July 15, 2012 Features & Images » Feature Story

A river removed 

A canoe descent of the Yukon's wild Snake River offers insight into the battle for a watershed and a meditation on the meaning of pristine landscapes.

click to flip through (6) Mary Walden takes in the Yukon's wilderness from the window of a beaver aircraft
  • Mary Walden takes in the Yukon's wilderness from the window of a beaver aircraft

Page 3 of 9

We have our heads down lining the canoes down a canyon full of rapids the next day, but once the river breaks free of sheer walls and hairpin corners the wildlife parade continues. As we will on most days, we wake to rain at our sandbar camp. Standing on shore with a plate of pancakes during a break in the downpour, I hear a loud splash downstream and turn to see a large caribou swimming towards us from the other side. It's oblivious until the last second, when, sensing our presence, it turns into the current and disappears around the corner, it's head bobbing in an icy train of waves. The animal represents a cornerstone in arguments to protect the Peel, whose massive 67,000 km2 boreal eco-machine could comprise the largest protected area in the burgeoning Yellowstone-to-Yukon conservation initiative to re-link wildlife corridors disrupted by continental colonization.

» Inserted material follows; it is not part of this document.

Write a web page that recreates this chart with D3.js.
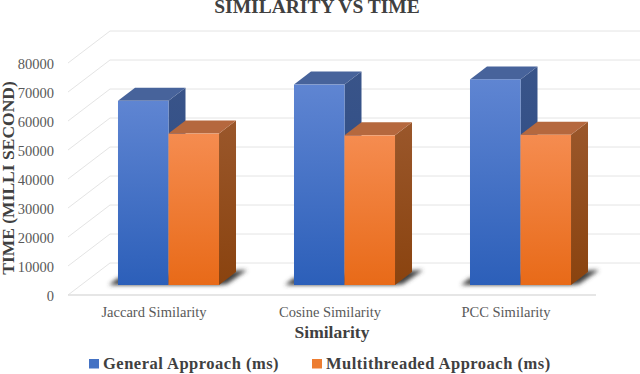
<!DOCTYPE html>
<html>
<head>
<meta charset="utf-8">
<script src="https://d3js.org/d3.v7.min.js"></script>
<style>
  html, body { margin: 0; padding: 0; background: #fff; }
  svg { display: block; }
  text { font-family: "Liberation Serif", serif; }
  .axis text { fill: #595959; font-size: 14.5px; }
  .bold { font-weight: bold; fill: #404040; }
</style>
</head>
<body>
<svg width="640" height="374"></svg>
<script>
const categories = ["Jaccard Similarity", "Cosine Similarity", "PCC Similarity"];
const seriesNames = ["General Approach (ms)", "Multithreaded Approach (ms)"];
const generalValues = [63500, 69100, 70900];
const multiValues = [52200, 51600, 51800];
const yTicks = [0, 10000, 20000, 30000, 40000, 50000, 60000, 70000, 80000];

const colors = [
  { hi: "#5f85d2", lo: "#2c5fb9", top: "#47639b", sideHi: "#395489", sideLo: "#2a4a85" },
  { hi: "#f58c50", lo: "#e86a18", top: "#b5683e", sideHi: "#9a572b", sideLo: "#8a430f" }
];

const svg = d3.select("svg");
const defs = svg.append("defs");

// front plane of the box
const plotLeft = 68, plotRight = 596, plotBase = 295, plotTop = 63;
// wall is pushed back by this much
const wallDx = 42, wallDy = -32;
// the bars stand part way along the floor, and have their own depth
const barDx = 12.5, barDy = -10;
const depthX = 17, depthY = -13;

const y = d3.scaleLinear().domain([0, 80000]).range([plotBase, plotTop]);
const x = d3.scaleBand().domain(categories).range([plotLeft, plotRight])
  .paddingInner(0.426).paddingOuter(0.213);
const x1 = d3.scaleBand().domain(d3.range(seriesNames.length)).range([0, x.bandwidth()]);

colors.forEach((c, i) => {
  const front = defs.append("linearGradient").attr("id", "front" + i)
    .attr("x1", 0).attr("y1", 0).attr("x2", 0).attr("y2", 1);
  front.append("stop").attr("offset", 0).attr("stop-color", c.hi);
  front.append("stop").attr("offset", 1).attr("stop-color", c.lo);
  const side = defs.append("linearGradient").attr("id", "side" + i)
    .attr("x1", 0).attr("y1", 0).attr("x2", 0).attr("y2", 1);
  side.append("stop").attr("offset", 0).attr("stop-color", c.sideHi);
  side.append("stop").attr("offset", 1).attr("stop-color", c.sideLo);
});
defs.append("filter").attr("id", "shadowBlur")
  .attr("x", "-20%").attr("y", "-50%").attr("width", "140%").attr("height", "200%")
  .append("feGaussianBlur").attr("stdDeviation", 2);

const chart = svg.append("g");

// gridlines: floor/side diagonal, then along the back wall
chart.append("g").selectAll("path")
  .data(yTicks)
  .join("path")
  .attr("fill", "none")
  .attr("stroke", "#e4e4e4")
  .attr("stroke-width", 1)
  .attr("d", d => `M${plotLeft},${y(d)}L${plotLeft + wallDx},${y(d) + wallDy}L640,${y(d) + wallDy}`);

// heavier front edge of the floor
chart.append("line")
  .attr("x1", plotLeft).attr("x2", plotRight)
  .attr("y1", y(0)).attr("y2", y(0))
  .attr("stroke", "#dedede").attr("stroke-width", 1.6);

// shadows on the floor, one per group
const groups = chart.append("g").selectAll("g")
  .data(categories)
  .join("g");

groups.append("path")
  .attr("fill", "#404040")
  .attr("filter", "url(#shadowBlur)")
  .attr("d", d => {
    const l = x(d) + barDx, r = l + x.bandwidth(), b = y(0) + barDy;
    return `M${l - 9},${b}L${l},${b - 7}L${r + depthX + 11},${b - 15}L${r + 8},${b - 1}L${r},${b}Z`;
  });

// bars, back to front so each side face is covered by its neighbour
const rows = categories.map((c, i) => [
  { cat: c, s: 0, v: generalValues[i] },
  { cat: c, s: 1, v: multiValues[i] }
]);

groups.each(function(cat, i) {
  const bar = d3.select(this).selectAll("g.bar")
    .data(rows[i])
    .join("g")
    .attr("class", "bar");

  const x0 = d => x(d.cat) + x1(d.s) + barDx;
  const x2 = d => x0(d) + x1.bandwidth();
  const yTop = d => y(d.v) + barDy;
  const yBot = y(0) + barDy;

  bar.append("path")
    .attr("fill", d => `url(#side${d.s})`)
    .attr("d", d => `M${x2(d)},${yTop(d)}L${x2(d) + depthX},${yTop(d) + depthY}L${x2(d) + depthX},${yBot + depthY}L${x2(d)},${yBot}Z`);

  bar.append("path")
    .attr("fill", d => colors[d.s].top)
    .attr("d", d => `M${x0(d)},${yTop(d)}L${x0(d) + depthX},${yTop(d) + depthY}L${x2(d) + depthX},${yTop(d) + depthY}L${x2(d)},${yTop(d)}Z`);

  bar.append("rect")
    .attr("x", x0)
    .attr("y", yTop)
    .attr("width", x1.bandwidth())
    .attr("height", d => yBot - yTop(d))
    .attr("fill", d => `url(#front${d.s})`);
});

// axes
const yAxis = svg.append("g").attr("class", "axis")
  .attr("transform", `translate(${plotLeft - 14},0.5)`)
  .call(d3.axisLeft(y).tickValues(yTicks).tickSize(0).tickPadding(0).tickFormat(d3.format("d")));
yAxis.select(".domain").remove();

const xAxis = svg.append("g").attr("class", "axis")
  .attr("transform", `translate(-2,${plotBase + 9})`)
  .call(d3.axisBottom(x).tickSize(0).tickPadding(3));
xAxis.select(".domain").remove();

// titles
svg.append("text").attr("class", "bold")
  .attr("x", 317).attr("y", 13)
  .attr("text-anchor", "middle")
  .attr("font-size", 19.5)
  .text("SIMILARITY VS TIME");

svg.append("text").attr("class", "bold")
  .attr("transform", "translate(9.5,178) rotate(-90)")
  .attr("text-anchor", "middle")
  .attr("dominant-baseline", "middle")
  .attr("font-size", 17.5)
  .text("TIME (MILLI SECOND)");

svg.append("text").attr("class", "bold")
  .attr("x", 332).attr("y", 338)
  .attr("text-anchor", "middle")
  .attr("font-size", 17.5)
  .text("Similarity");

// legend
const legendX = [89, 312];
const legend = svg.append("g").selectAll("g")
  .data(seriesNames)
  .join("g")
  .attr("transform", (d, i) => `translate(${legendX[i]},359)`);
legend.append("rect")
  .attr("width", 10).attr("height", 9.5)
  .attr("fill", (d, i) => i ? "#ed7d31" : "#4472c4");
legend.append("text").attr("class", "bold")
  .attr("x", 14).attr("y", 10)
  .attr("font-size", 16.5)
  .attr("letter-spacing", 0.5)
  .text(d => d);
</script>
</body>
</html>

"The Bonnet Plume Woodland Caribou is the only herd in North America that doesn't have a single road through its territory," notes Blaine, a wiry, wizened 20-year veteran of trips on the Peel's watercourses — with a baseball cap that looks to have accompanied him throughout — as he dishes out the last of the flapjacks.

Well, no human roads; we're inadvertently camped in the middle of a worn game trail, pounded down by generations of hooves. So far out here, humans are merely an annoyance.

That afternoon the river braids out for the first time and we bob below cliffs dotted with dirty-white puffballs — Dall Sheep munching the succulents they lust for — and crisscrossed by Peregrine Falcons. There's other birdlife aplenty: Golden and Bald Eagles keep an eye on us as they lurch between logjams, Mew Gulls and Yellow-legs guard their nests.

We make camp at aptly named Milk Creek, which funnels finely ground glacial flour from 2,758-metre Mt. MacDonald, highest peak in the Bonnet Plume Range. The alabaster flow, pouring through three channels into the teal-coloured Snake, yields an uncanny parfait. During a layover day here we light out on a four-hour hike to a nearby peak, following an animal trail through dense, spongy spruce up a ridge that plateaus into sparser trees and mossy hummocks. Underfoot is a riot of lichens and bryophytes — Reindeer Moss (caribou food), Dead Man's Fingers (eerily similar to the real thing), and even Fairy Parasol (grows only on moose dung). As we ascend, Alpine Lupins cradling large water droplets offer a ready source for a quick drink.